Tamara Belts, Special Collections manager at Western Libraries, will retire on April 1, after working at Western Washington University for over 42 years.
Belts got her start at Western as a transfer student in 1974, and graduated with a bachelor’s degree in history in 1976.
She has worked for Western Libraries since October 1977 in many roles, including positions in Circulation, Serials, Cataloging, Acquisitions, Government Information, and her current position in Special Collections.
Her job title isn’t the only thing that Belts has seen change in the last 42 years. She said that when she first started working for Western Libraries, the main tool she used at work was a manual typewriter. Now, she can do almost everything on a smartphone.
Another big change Belts saw through her many years at Western was the implementation of the Library Information System in 1995.
“Having been the last university in the state to go online, I think there was an incredible shared sense of accomplishment and pride when it was done,” Belts said. “Everyone played a part, and everyone directly benefited, whether you worked in Technical Services, Public Services, or Parks Hall, it was a shared platform that served the whole university community.”

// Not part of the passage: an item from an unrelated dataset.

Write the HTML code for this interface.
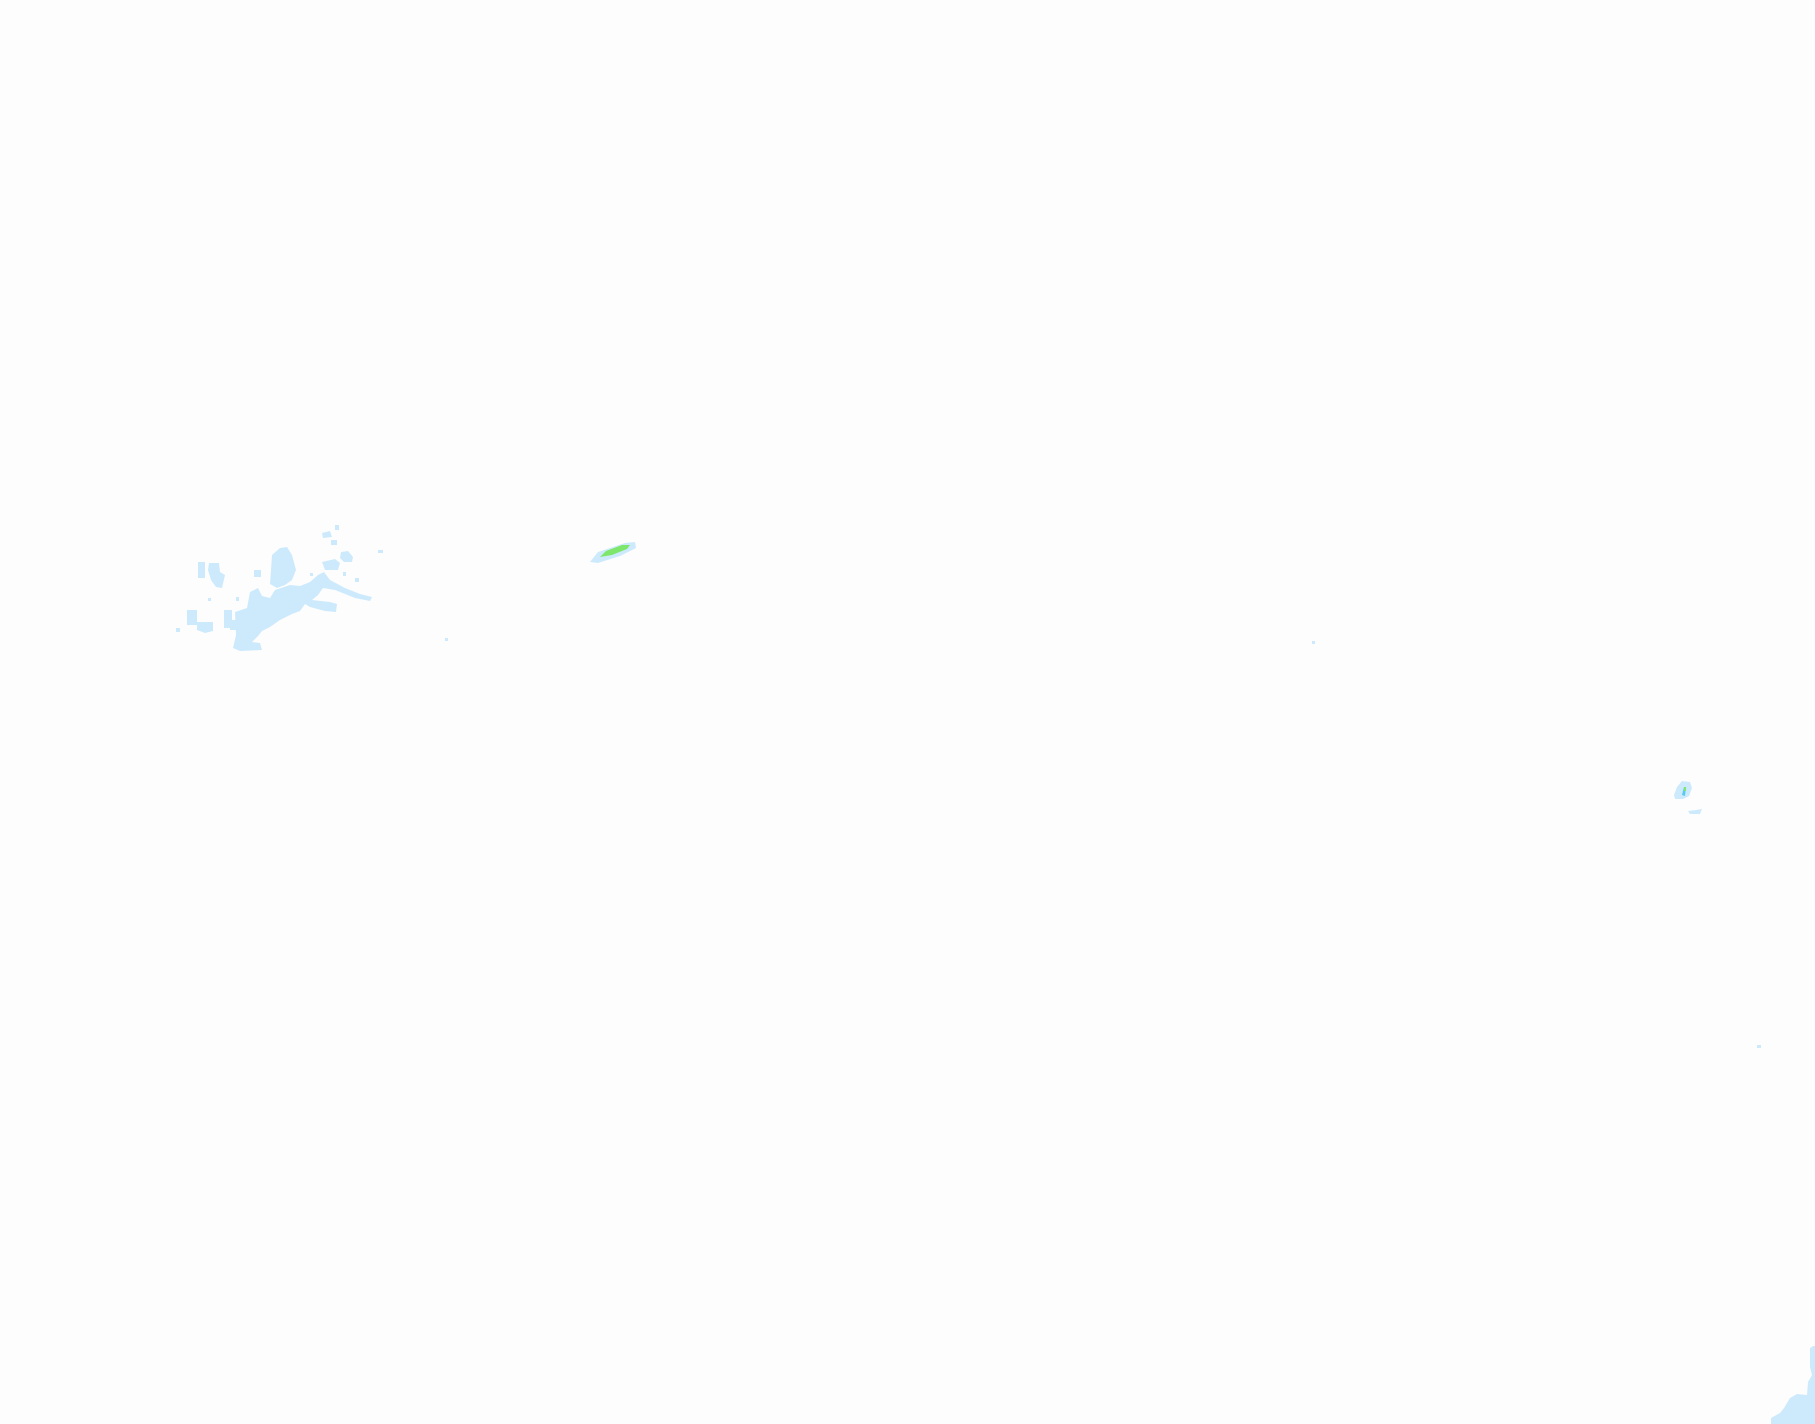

Another transformative experience that stands out to her is the creation of a purpose-designed home for Special Collections in 2010. It was another initiative that required support across the whole university, Belts said.

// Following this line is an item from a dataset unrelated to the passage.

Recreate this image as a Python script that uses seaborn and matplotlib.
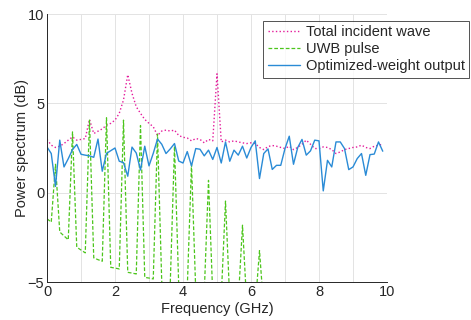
import numpy as np
import matplotlib
matplotlib.use("Agg")
import matplotlib.pyplot as plt
import seaborn as sns

# -------------------------------
# Data (0.125 GHz steps)
# -------------------------------
freq = [i * 0.125 for i in range(80)]

total_incident = [
    2.98, 2.66, 2.53, 2.60, 2.75, 2.94, 3.12, 2.94, 2.98, 3.03,
    4.10, 3.31, 3.44, 3.57, 3.78, 3.88, 4.06, 4.44, 5.19, 6.60,
    5.56, 4.81, 4.44, 4.10, 3.88, 3.69, 3.20, 3.45, 3.50, 3.45,
    3.50, 3.20, 3.10, 3.06, 2.90, 3.03, 2.98, 2.79, 2.98, 2.90,
    6.65, 2.84, 2.94, 2.84, 2.90, 2.84, 2.79, 2.75, 2.79, 2.75,
    2.53, 2.41, 2.58, 2.64, 2.60, 2.53, 2.47, 2.60, 2.41, 2.53,
    2.71, 2.94, 2.71, 2.47, 2.47, 2.56, 2.53, 2.41, 2.19, 2.28,
    2.41, 2.47, 2.53, 2.56, 2.66, 2.53, 2.47, 2.60, 2.66, 2.71,
]

uwb_pulse = [
    -1.46, -1.65, 1.59, -2.20, -2.42, -2.64, 3.40, -3.05, -3.21, -3.37,
    4.06, -3.65, -3.75, -3.84, 4.19, -4.18, -4.22, -4.27, 4.06, -4.46,
    -4.50, -4.55, 3.76, -4.74, -4.78, -4.83, 3.28, -5.02, -5.06, -5.10,
    2.60, -5.25, -5.30, -5.35, 1.59, -5.50, -5.55, -5.60, 0.69, -5.75,
    -5.80, -5.85, -0.47, -6.00, -6.05, -6.10, -1.82, -6.25, -6.30, -6.35,
    -3.24, -6.50,
]

optimized = [
    2.56, 2.19, 0.35, 2.94, 1.44, 1.90, 2.41, 2.70, 2.15, 2.10,
    2.06, 1.98, 3.00, 1.20, 2.20, 2.35, 2.50, 1.76, 1.68, 0.92,
    2.55, 2.22, 1.27, 2.60, 1.50, 2.20, 3.00, 2.71, 2.19, 2.45,
    2.75, 1.77, 1.66, 2.30, 1.50, 2.47, 2.43, 2.06, 2.38, 1.86,
    2.53, 1.66, 2.84, 1.76, 2.38, 2.10, 2.60, 1.94, 2.53, 2.90,
    0.79, 2.19, 2.45, 1.30, 1.53, 1.53, 2.47, 3.16, 1.59, 2.53,
    2.98, 2.10, 2.34, 2.94, 2.90, 0.10, 1.81, 1.44, 2.84, 2.84,
    2.47, 1.29, 1.44, 1.91, 2.19, 0.97, 2.13, 2.16, 2.84, 2.32,
]

x_ticks = list(range(0, 11))
x_ticklabels = [str(t) if t % 2 == 0 else "" for t in x_ticks]
y_ticks = [-5, 0, 5, 10]

# -------------------------------
# Plot
# -------------------------------
sns.set_style("white")
plt.rcParams["font.family"] = ["Liberation Sans", "DejaVu Sans"]
plt.rcParams["font.size"] = 10.5

fig = plt.figure(figsize=(4.71, 3.2), dpi=100)
ax = fig.add_axes([47 / 471, 1 - 282 / 320, 340 / 471, 268 / 320])

sns.lineplot(x=freq, y=total_incident, ax=ax, color="#e41b9b", linestyle=":",
             linewidth=1.0, label="Total incident wave")
sns.lineplot(x=freq[:len(uwb_pulse)], y=uwb_pulse, ax=ax, color="#4cc51c",
             linestyle=(0, (3, 1.6)), linewidth=0.9, label="UWB pulse")
sns.lineplot(x=freq, y=optimized, ax=ax, color="#2a8bd6", linestyle="-",
             linewidth=1.0, label="Optimized-weight output")

ax.set_xlim(0, 10)
ax.set_ylim(-5, 10)
ax.set_xticks(x_ticks)
ax.set_xticklabels(x_ticklabels)
ax.set_yticks(y_ticks)
ax.grid(True, color="#e3e3e3", linewidth=0.7)
ax.set_axisbelow(True)

for side in ["top", "right"]:
    ax.spines[side].set_visible(False)
for side in ["left", "bottom"]:
    ax.spines[side].set_color("#262626")
    ax.spines[side].set_linewidth(0.7)

ax.tick_params(direction="in", length=4, width=0.7, colors="#262626",
               labelsize=10.5, pad=2)
ax.set_xlabel("Frequency (GHz)", fontsize=10.5, color="#262626", labelpad=2)
ax.set_ylabel("Power spectrum (dB)", fontsize=10.5, color="#262626", labelpad=-1)

leg = ax.legend(loc="upper right", bbox_to_anchor=(469 / 471, 1 - 21 / 320),
                bbox_transform=fig.transFigure, borderaxespad=0,
                frameon=True, fancybox=False, fontsize=10.5,
                handlelength=2.2, handletextpad=0.4, labelspacing=0.2,
                borderpad=0.3)
leg.get_frame().set_edgecolor("#262626")
leg.get_frame().set_linewidth(0.7)

plt.savefig("out.png", dpi=100)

“It has completely transformed the work of Special Collections and our ability to engage in the teaching and learning that is our true purpose,” she said.
Marian Alexander, who was Belts’ supervisor before she retired as head of Special Collections in 2010, said that Belts is a special person who brings enthusiasm, energy, and determination to her work.
“As a key member of the Special Collections team, with her characteristic dedication and personal commitment, she helped Special Collections become the valuable resource for WWU’s students, faculty, and researchers worldwide that it is today,” Alexander said.
Clarissa Mansfield, communications manager for the Libraries, has worked with Belts since 2006. She said that working with Belts has been a true joy.
“She is beloved, not just within the library, but throughout the university,” Mansfield said. “Tamara is one of those people that whenever I think about her, I find myself smiling without even realizing I am doing it.”
Belts is preparing a short visual presentation covering her years at Western as a way of saying thank you, planned tentatively for March 20, at 3 p.m. in the Map Collection in the library. There is also the opportunity to donate to the Marian Alexander Professional Development Award in Belts’ honor, which is intended to support learning opportunities for Libraries classified staff.